Asimismo, la permanente presencia de lecciones, charlas y seminarios en línea nos enfrenta, tarde o temprano, al juicio ajeno (es decir, propio a través de la cámara-espejo de los dispositivos que nos graban y comparten nuestras acciones), a la lucha contra el scrolling y al potencial consumo de herramientas de mejoramiento digital de la imagen.
Como sea, la intención aquí no es inquietarse por las elecciones de cada cual (eso lo dejo para mi fuero íntimo), sino prestar atención a otro de los efectos del culto digital que estamos erigiendo mansamente y sin descanso. Ojalá que exista alguna posibilidad de utilizar las tecnologías para potenciar nuestras capacidades. Sin embargo, con el nivel de concentración, acumulación y descuido de quienes hoy las poseen, una solución abierta y floreciente parece estar por el momento vedada.
Notas:
[3] Sobre este punto, es central la serie de textos de Boris Groys que reúne el volumen Going Public (Sternberg Press, Berlín – Nueva York, 2010 / Volverse público, Caja negra, Buenos Aires, 2014).
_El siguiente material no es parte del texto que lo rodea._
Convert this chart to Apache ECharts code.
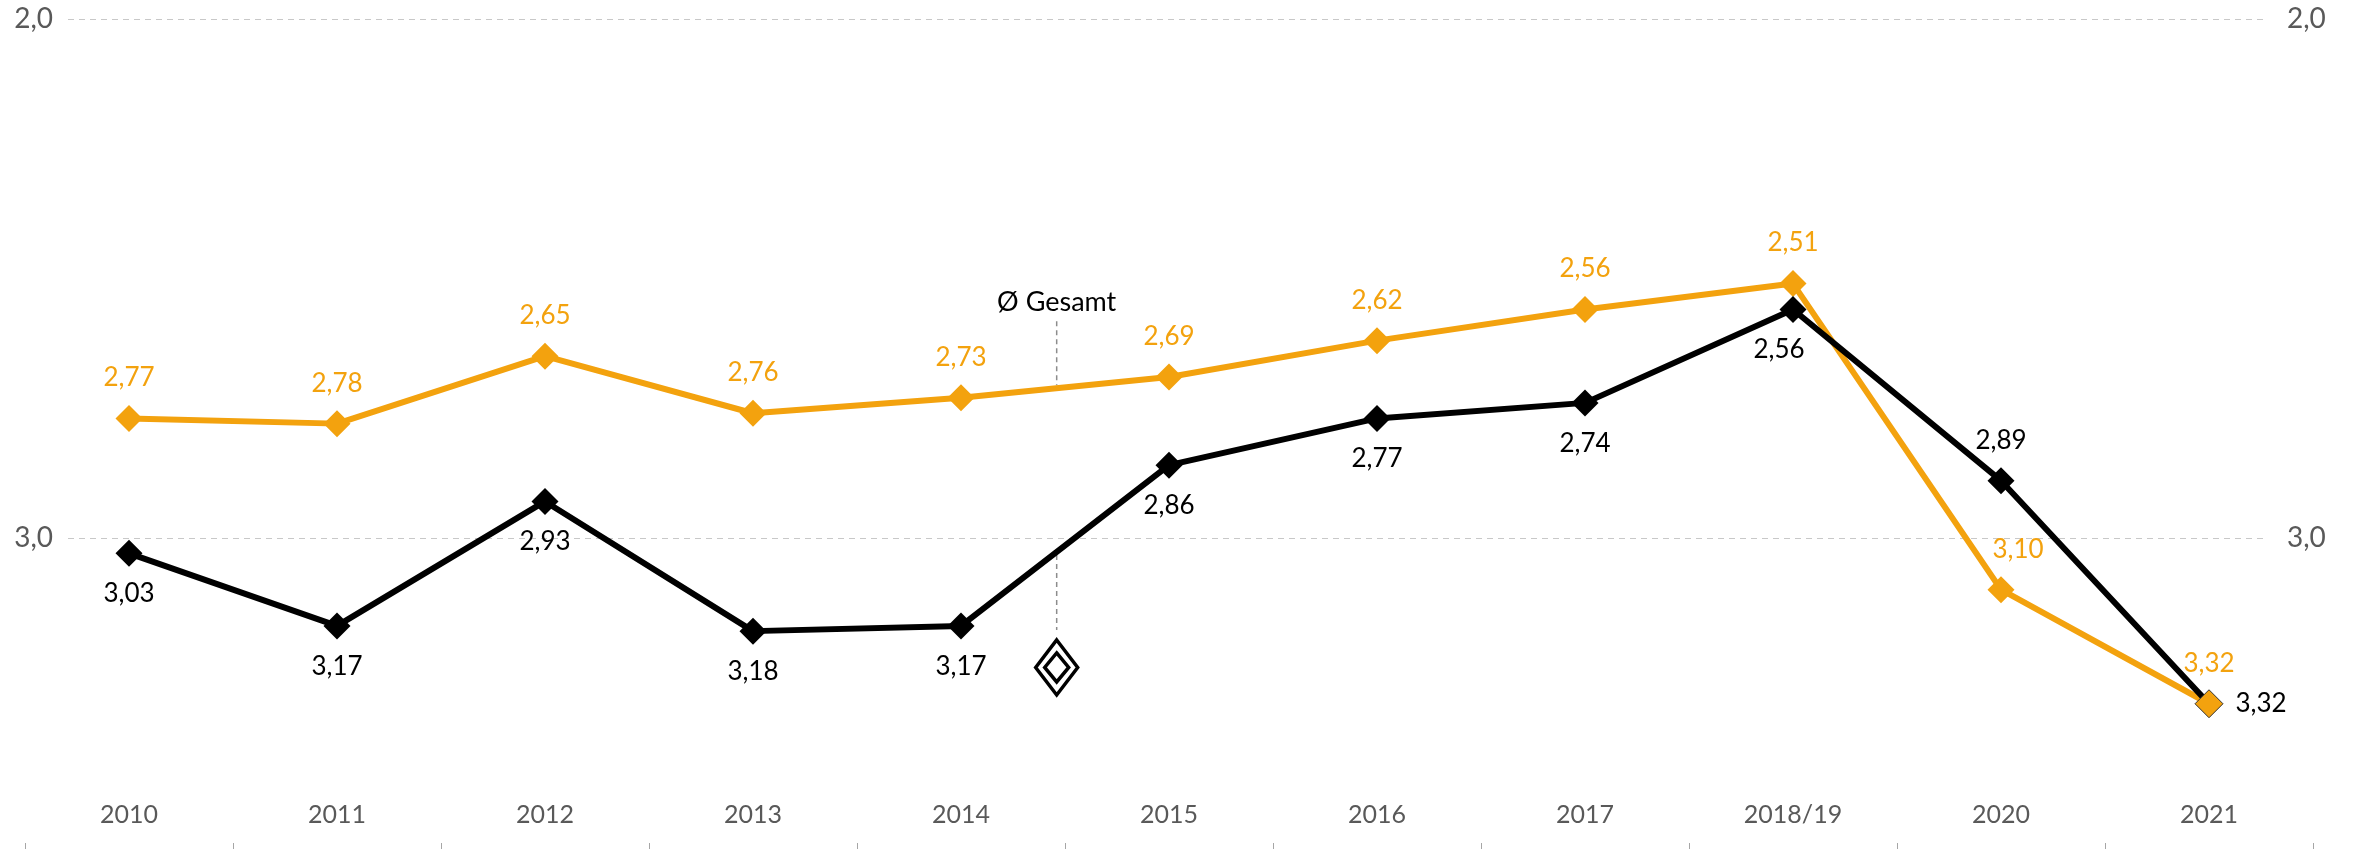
<!DOCTYPE html>
<html>
<head>
<meta charset="utf-8">
<script src="https://cdn.jsdelivr.net/npm/echarts@6/dist/echarts.min.js"></script>
<style>
  html, body { margin: 0; padding: 0; background: #fff; }
  #chart { width: 2361px; height: 850px; }
</style>
</head>
<body>
<div id="chart"></div>
<script>
// School grades (lower is better), shown on an inverted scale
const years = ['2010', '2011', '2012', '2013', '2014', '2015', '2016', '2017', '2018/19', '2020', '2021'];
const gesamt = [2.77, 2.78, 2.65, 2.76, 2.73, 2.69, 2.62, 2.56, 2.51, 3.10, 3.32];
const renault = [3.03, 3.17, 2.93, 3.18, 3.17, 2.86, 2.77, 2.74, 2.56, 2.89, 3.32];
const yTicks = [2, 3];

const ORANGE = '#F3A20E';
const FONT = 'Lato, "Open Sans", sans-serif';
const fmt = v => v.toFixed(2).replace('.', ',');

const chart = echarts.init(document.getElementById('chart'), null, { renderer: 'canvas' });

// per-point label placement for the black series
const renaultData = renault.map((v, i) => {
  const d = { value: v };
  if (years[i] === '2018/19') d.label = { offset: [-14, 0] };
  if (years[i] === '2020') d.label = { position: 'top' };
  if (years[i] === '2021') d.label = { position: 'right', distance: 13 };
  return d;
});
const gesamtData = gesamt.map((v, i) => {
  const d = { value: v };
  if (years[i] === '2020') d.label = { offset: [17, 0] };
  return d;
});
// last orange marker sits above the black line end
const gesamtLast = gesamt.map((v, i) => (i === gesamt.length - 1 ? v : null));

const yLabel = v => (yTicks.indexOf(v) >= 0 ? v.toFixed(1).replace('.', ',') : '');

chart.setOption({
  animation: false,
  backgroundColor: '#ffffff',
  grid: [
    { left: 25, right: 48, top: 19, bottom: 1 },
    { left: 68, right: 93, top: 19, bottom: 1 }
  ],
  xAxis: [
    {
      type: 'category', gridIndex: 0, data: years, boundaryGap: true,
      axisLine: { show: false },
      axisTick: { show: true, inside: true, length: 6, lineStyle: { color: '#a6a6a6', width: 1 } },
      axisLabel: { inside: true, margin: 22, color: '#595959', fontSize: 25, fontFamily: FONT },
      splitLine: { show: false }
    },
    { type: 'value', gridIndex: 1, show: false, min: 0, max: 1 }
  ],
  yAxis: [
    { type: 'value', gridIndex: 0, min: 2, max: 3.6, inverse: true, show: false },
    {
      type: 'value', gridIndex: 1, position: 'left', min: 2, max: 3.6, interval: 1, inverse: true,
      axisLine: { show: false }, axisTick: { show: false },
      axisLabel: { margin: 15, color: '#595959', fontSize: 28, fontFamily: FONT, formatter: yLabel, showMaxLabel: false },
      splitLine: { show: true, showMaxLine: false, lineStyle: { color: '#c8c8c8', type: [6, 5], width: 1 } }
    },
    {
      type: 'value', gridIndex: 1, position: 'right', min: 2, max: 3.6, interval: 1, inverse: true,
      axisLine: { show: false }, axisTick: { show: false },
      axisLabel: { margin: 19, color: '#595959', fontSize: 28, fontFamily: FONT, formatter: yLabel, showMaxLabel: false },
      splitLine: { show: false }
    }
  ],
  series: [
    {
      name: 'Ø Gesamt', type: 'line', xAxisIndex: 0, yAxisIndex: 0, z: 2,
      data: gesamtData,
      symbol: 'diamond', symbolSize: 27,
      lineStyle: { color: ORANGE, width: 6 },
      itemStyle: { color: ORANGE },
      label: { show: true, position: 'top', distance: 14, color: ORANGE, fontSize: 26, fontFamily: FONT, formatter: p => fmt(p.value) }
    },
    {
      name: 'Renault', type: 'line', xAxisIndex: 0, yAxisIndex: 0, z: 3,
      data: renaultData,
      symbol: 'diamond', symbolSize: 27,
      lineStyle: { color: '#000000', width: 6 },
      itemStyle: { color: '#000000' },
      label: { show: true, position: 'bottom', distance: 14, color: '#000000', fontSize: 26, fontFamily: FONT, formatter: p => fmt(p.value) }
    },
    {
      name: 'Ø Gesamt 2021', type: 'scatter', xAxisIndex: 0, yAxisIndex: 0, z: 4,
      data: gesamtLast,
      symbol: 'diamond', symbolSize: 28,
      itemStyle: { color: ORANGE, opacity: 1, borderColor: '#3a3a3a', borderWidth: 1 },
      label: { show: false }
    }
  ]
});

// series annotations: "Ø Gesamt" caption and the brand mark, each tied to its line
function annotate() {
  const f = 0.46;
  const a0 = chart.convertToPixel({ gridIndex: 0 }, [4, gesamt[4]]);
  const a1 = chart.convertToPixel({ gridIndex: 0 }, [5, gesamt[5]]);
  const b0 = chart.convertToPixel({ gridIndex: 0 }, [4, renault[4]]);
  const b1 = chart.convertToPixel({ gridIndex: 0 }, [5, renault[5]]);
  const x = a0[0] + (a1[0] - a0[0]) * f;
  const yO = a0[1] + (a1[1] - a0[1]) * f;
  const yB = b0[1] + (b1[1] - b0[1]) * f;

  const dash = { stroke: '#8c8c8c', lineWidth: 1.5, lineDash: [5, 4] };
  const top = yO - 67;
  const logoTop = yB + 88;
  const logoH = 55, logoW = 42;
  const cy = logoTop + logoH / 2;

  chart.setOption({
    graphic: [
      { type: 'text', x: x, y: top - 19, style: { text: 'Ø Gesamt', fill: '#000', font: '27px ' + FONT, textAlign: 'center', textVerticalAlign: 'middle' } },
      { type: 'line', shape: { x1: x, y1: top, x2: x, y2: yO - 3 }, style: dash, z: 1 },
      { type: 'line', shape: { x1: x, y1: yB + 3, x2: x, y2: logoTop - 10 }, style: dash, z: 1 },
      // brand mark: two nested rhombus outlines
      { type: 'polygon', shape: { points: [[x, logoTop], [x + logoW / 2, cy], [x, logoTop + logoH], [x - logoW / 2, cy]] },
        style: { fill: 'none', stroke: '#000', lineWidth: 3.5 } },
      { type: 'polygon', shape: { points: [[x, logoTop + 13], [x + logoW / 2 - 9, cy], [x, logoTop + logoH - 13], [x - logoW / 2 + 9, cy]] },
        style: { fill: 'none', stroke: '#000', lineWidth: 3.5 } }
    ]
  });
}
annotate();
</script>
</body>
</html>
Asimismo, la colección CAEZ de esta misma editorial, se propone explorar las aristas estéticas y artísticas surgidas de tal mutación subjetiva.
[4] Sobre este punto hay un brillante trabajo de Turquesa Topper, de pronta aparición, que pone de manifiesto los impactos de la moda en las configuraciones de los cuerpos humanos.
[5] The Wretched of the Screen, SternbergPress, Berlín, 2012 / Los condenados de la pantalla, Caja Negra, Buenos Aires, 2014.